Being an intern, I’ve had the privilege of seeing ubuntu embodied in the many different facets of OTN. That said, I’ve spent the majority of my time doing outreach work. The outreach workers on staff recognize the dignity and worth inherent in each friend they meet experiencing homelessness by meeting them where they are at—literally. Physically, their body language is open and at an equal level, offering space for mutuality, commonality, and reflecting the humanity and dignity in one another. Self-determination is employed, recognizing our friends as experts of their stories and agents of change in their lives—when they are ready for change. Though challenging, this is how trusting relationships develop and flourish. It’s an empathic approach that says We are with you. We are frustrated with you at the lack of shelters available to keep friends warm on cold winter nights. We hurt and grieve with you when the city does not ask but tells you that you are no longer able to live in the place you call home, destroying the few precious belongings you have to your name should you fail to act fast enough. We are outraged with you at the fact that even though you might have served our country or literally helped build our city, there is still a lack of affordable places for you to live.

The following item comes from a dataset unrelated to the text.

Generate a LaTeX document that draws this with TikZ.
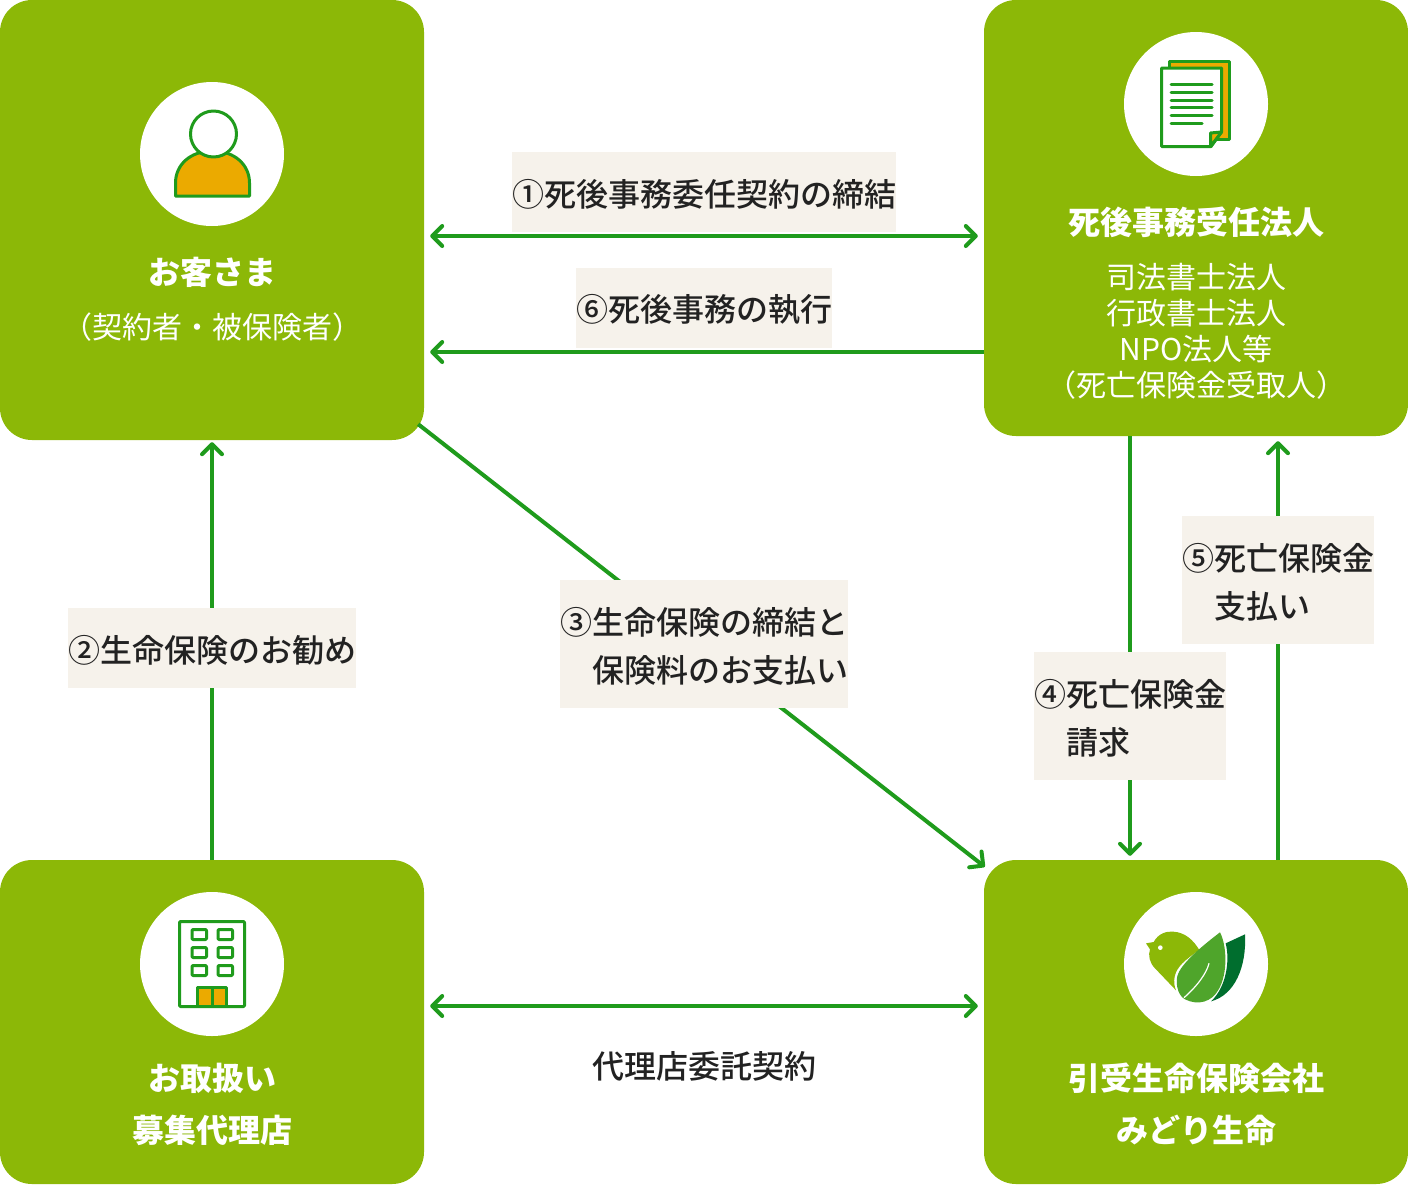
\documentclass[tikz,border=0pt]{standalone}
\usepackage{fontspec}
\setmainfont{Noto Sans CJK JP}
\newfontfamily\medfont{Noto Sans CJK JP Medium}
\usetikzlibrary{arrows.meta,calc}
\definecolor{boxgreen}{HTML}{8CB807}
\definecolor{linegreen}{HTML}{1F9B1C}
\definecolor{iconorange}{HTML}{EBAA00}
\definecolor{labelbg}{HTML}{F6F2EB}
\definecolor{inktext}{HTML}{222222}
\definecolor{leafmid}{HTML}{4FA52B}
\definecolor{leafdark}{HTML}{006E2E}
\newcommand{\lowered}[1]{\raisebox{-2pt}[\height][\depth]{#1}}
\tikzset{
  party/.style={fill=boxgreen,draw=none,rounded corners=32pt,inner sep=0pt},
  disc/.style={circle,fill=white,draw=none,minimum size=144pt,inner sep=0pt},
  title/.style={text=white,font=\fontsize{32}{52}\selectfont\bfseries,align=center,inner sep=0pt},
  subtitle/.style={text=white,font=\fontsize{30}{36}\selectfont,align=center,inner sep=0pt},
  flowlabel/.style={fill=labelbg,text=inktext,font=\medfont\fontsize{32}{48}\selectfont,align=left,inner sep=0pt},
  plainlabel/.style={text=inktext,font=\medfont\fontsize{32}{48}\selectfont,inner sep=0pt},
  conn/.style={draw=linegreen,line width=4pt,shorten <=0pt},
  tipend/.style={-{Straight Barb[length=10pt,width=20pt,round,line width=4pt]}},
  tipboth/.style={{Straight Barb[length=10pt,width=20pt,round,line width=4pt]}-{Straight Barb[length=10pt,width=20pt,round,line width=4pt]}},
  icon/.style={draw=linegreen,line width=3pt,line join=round},
}
\begin{document}
\begin{tikzpicture}[x=1pt,y=-1pt]
\useasboundingbox (0,0) rectangle (1408,1184);
% parties
\node[party,minimum width=424pt,minimum height=440pt] (cust) at (212,220) {};
\node[party,minimum width=424pt,minimum height=436pt] (corp) at (1196,218) {};
\node[party,minimum width=424pt,minimum height=324pt] (agent) at (212,1022) {};
\node[party,minimum width=424pt,minimum height=324pt] (life) at (1196,1022) {};
% connectors
\draw[conn,tipboth,shorten <=6pt,shorten >=6pt] ($(cust.east)+(0,16)$) -- ($(corp.west)+(0,18)$);
\draw[conn,tipend,shorten >=6pt] ($(corp.west)+(0,134)$) -- ($(cust.east)+(0,132)$);
\draw[conn,tipend,shorten >=2pt] (agent.north) -- (cust.south);
\draw[conn,tipend,shorten >=0pt] ($(cust.south east)+(-6,-16)$) -- ($(life.north west)+(1,7)$);
\draw[conn,tipend,shorten >=4pt] ($(corp.south)+(-66,0)$) -- ($(life.north)+(-66,0)$);
\draw[conn,tipend,shorten >=5pt] ($(life.north)+(82,0)$) -- ($(corp.south)+(82,0)$);
\draw[conn,tipboth,shorten <=6pt,shorten >=6pt] ($(agent.east)+(0,-16)$) -- ($(life.west)+(0,-16)$);
% connector labels
\node[flowlabel,minimum width=384pt,minimum height=80pt] (l1) at (704,192) {\lowered{①死後事務委任契約の締結}};
\node[flowlabel,minimum width=256pt,minimum height=80pt] (l6) at (704,308) {\lowered{⑥死後事務の執行}};
\node[flowlabel,minimum width=288pt,minimum height=80pt] (l2) at (212,648) {\lowered{②生命保険のお勧め}};
\node[flowlabel,minimum width=288pt,minimum height=128pt] (l3) at (704,644) {\lowered{③生命保険の締結と}\\\hspace*{32pt}\lowered{保険料のお支払い}};
\node[flowlabel,minimum width=192pt,minimum height=128pt] (l4) at (1130,716) {\lowered{④死亡保険金}\\\hspace*{32pt}\lowered{請求}};
\node[flowlabel,minimum width=192pt,minimum height=128pt] (l5) at (1278,580) {\lowered{⑤死亡保険金}\\\hspace*{32pt}\lowered{支払い}};
\node[plainlabel] (l7) at (704,1066) {代理店委託契約};
% party texts
\node[title] (t1) at (212,272) {お客さま};
\node[subtitle] (s1) at (212,327) {（契約者・被保険者）};
\node[title] (t2) at (1196,222.5) {死後事務受任法人};
\node[subtitle] (s2) at (1196,331) {司法書士法人\\行政書士法人\\NPO法人等\\（死亡保険金受取人）};
\node[title] (t3) at (212,1104) {お取扱い\\募集代理店};
\node[title] (t4) at (1196,1104) {引受生命保険会社\\みどり生命};
% discs
\node[disc] (d1) at (212,154) {};
\node[disc] (d2) at (1196,104) {};
\node[disc] (d3) at (212,964) {};
\node[disc] (d4) at (1196,964) {};
% person icon
\draw[icon,fill=iconorange] (175.5,196) -- (175.5,183) .. controls (175.5,165) and (190,151) .. (212.5,151) .. controls (235,151) and (249.5,165) .. (249.5,183) -- (249.5,196) -- cycle;
\draw[icon,fill=white] (213.5,134) circle (23pt);
% document icon
\draw[icon,fill=iconorange] (1169,68) -- (1169,61.5) -- (1229,61.5) -- (1229,139) -- (1216,139) -- (1216,68) -- cycle;
\draw[icon,fill=white] (1161.5,68) -- (1221.5,68) -- (1221.5,132) -- (1211,146.5) -- (1161.5,146.5) -- cycle;
\draw[icon,fill=iconorange] (1221.5,132) -- (1210.5,133) -- (1210.5,146.5) -- cycle;
\foreach \yy/\xx in {84.7/1212,92.3/1212,100/1212,107.7/1212,115.3/1212,123/1202}
  \draw[icon,line cap=round] (1171,\yy) -- (\xx,\yy);
% building icon
\draw[icon,fill=white,rounded corners=1pt] (179.5,921.5) rectangle (244.5,1006.5);
\foreach \wx in {192,218}\foreach \wy in {929.5,947.5,965.5}
  \draw[icon,rounded corners=1pt] (\wx,\wy) rectangle (\wx+14.5,\wy+10);
\draw[icon,fill=iconorange] (197.5,987.5) rectangle (226.5,1006.5);
\draw[icon] (212,987.5) -- (212,1006.5);
% bird logo
\begin{scope}[shift={(1110,880)},x=0.3333pt,y=-0.3333pt]
\fill[boxgreen] (108,190) -- (131,186) .. controls (145,160) and (170,153) .. (190,155)
  .. controls (225,157) and (250,180) .. (268,210)
  .. controls (225,240) and (200,260) .. (194,290)
  .. controls (191,305) and (193,320) .. (198,331)
  -- (135,265) .. controls (118,248) and (114,225) .. (120,208) -- cycle;
\fill[white] (151,203) circle (7);
\fill[leafmid] (330,157) .. controls (350,195) and (355,280) .. (325,330)
  .. controls (305,365) and (265,378) .. (225,358)
  .. controls (200,345) and (195,300) .. (205,280)
  .. controls (220,245) and (280,195) .. (330,157) -- cycle;
\draw[white,line width=1.2pt] (222,353) .. controls (260,320) and (290,280) .. (297,250);
\fill[leafdark] (405,163) -- (347,190) .. controls (360,240) and (350,320) .. (303,364)
  .. controls (375,345) and (410,260) .. (405,163) -- cycle;
\end{scope}
\end{tikzpicture}
\end{document}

Once I began to take on these emotions—frustration, hurt, grief and outrage—I realized there was no turning back or unseeing the pain and suffering that is too often shrouded by the ever-growing attraction of Music City. That is why the work of OTN is so important—and urgent. This is a group of activists and advocates using their positions to amplify the voices of our friends on the streets. Our stories, our common humanity and our experiences of freedom are tethered to one another.

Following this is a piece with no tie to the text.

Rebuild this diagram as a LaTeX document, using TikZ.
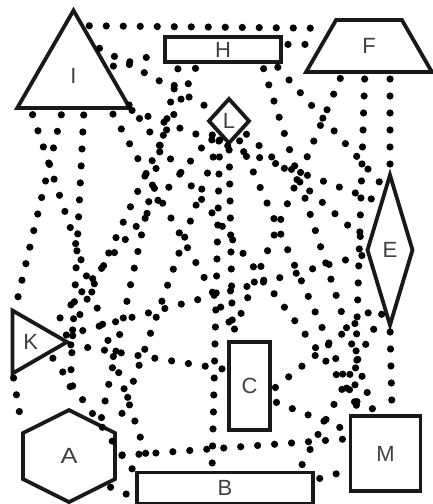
\documentclass[tikz,border=0pt]{standalone}
\usepackage{fontspec}
\setmainfont{Liberation Sans}
\usetikzlibrary{shapes.geometric}

\begin{document}
\begin{tikzpicture}[x=1pt,y=-1pt,
  shapeline/.style={draw=black!90,line width=3.8pt,inner sep=0pt,outer sep=0pt,text=black!75,font=\fontsize{22}{22}\selectfont},
  box/.style={shapeline,rectangle},
  dotline/.style={line width=7.2pt,line cap=round,dash pattern=on 0pt off 17pt,shorten <=7pt,shorten >=7pt}]
\useasboundingbox (0,0) rectangle (433,504);
\node[shapeline,regular polygon,regular polygon sides=3,minimum size=130pt] (I) at (73.5,75.5) {I};
\node[box,minimum width=116pt,minimum height=25pt] (H) at (223,49.5) {H};
\node[shapeline,trapezium,trapezium stretches=true,trapezium left angle=68,trapezium right angle=68,minimum width=126pt,minimum height=52pt] (F) at (369,46) {F};
\node[shapeline,diamond,minimum width=40pt,minimum height=44pt] (L) at (229,121) {L};
\node[shapeline,diamond,minimum width=45pt,minimum height=150pt] (E) at (390,250) {E};
\node[shapeline,regular polygon,regular polygon sides=3,shape border rotate=-90,minimum size=72.8pt] (K) at (30.6,342) {K};
\node[shapeline,regular polygon,regular polygon sides=6,shape border rotate=30,minimum size=92pt,xscale=1.155,transform shape] (A) at (69,456) {A};
\node[box,minimum width=176pt,minimum height=31pt] (B) at (225,488) {B};
\node[box,minimum width=41pt,minimum height=88pt] (C) at (249.5,386) {C};
\node[box,minimum width=70pt,minimum height=75pt] (M) at (385.5,453.5) {M};
\foreach \a/\b in {I.80/F.155, H.5/F.178, I.13/H.183, I.57/L.144, I.252/K.118,
  I.217/B.168, I.288/A.90, I.318/C.102, I.328/E.100, I.335/M.115,
  K.238/A.150, A.-43/B.187, L.233/B.130, L.south/C.111, L.-35/E.165,
  L.-60/M.123, L.215/K.30, L.240/A.30, H.207/K.0, H.196/A.49,
  H.342/M.106, H.346/E.94, F.-51/E.north, F.261/M.130, F.225/C.north west,
  E.south/M.80, E.190/K.10, E.265/B.12, C.-16/E.262, C.-34/M.148,
  A.0/M.157, K.-3/C.142, K.-30/B.172, B.5/M.205}
  \draw[dotline] (\a) -- (\b);
\end{tikzpicture}
\end{document}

As my internship comes to a close, I can confidently say that never in my life have I been able to witness, experience and engage in the kind of radical inclusion, compassion and justice work OTN is doing. I think this work—and the philosophy of ubuntu—is so perfectly encapsulated in the following quote by Lilla Watson, an Australian activist, “If you are coming to help me, you are wasting your time. But if you are coming because your liberation is bound up with mine, then let us work together.”
Let us work together. OTN has helped me learn that working together also requires me to work within myself: staying in check with my privilege and biases and maintaining an ever-evolving posture of curiosity and positive regard for others. Working together also means that we (as our famous sign says) take care of each other, extending grace, patience and compassion where needed. The work I’ve been a part of through OTN as well as within myself this past semester have enhanced the meaning of ubuntu in a way I never anticipated, and I will forever be grateful.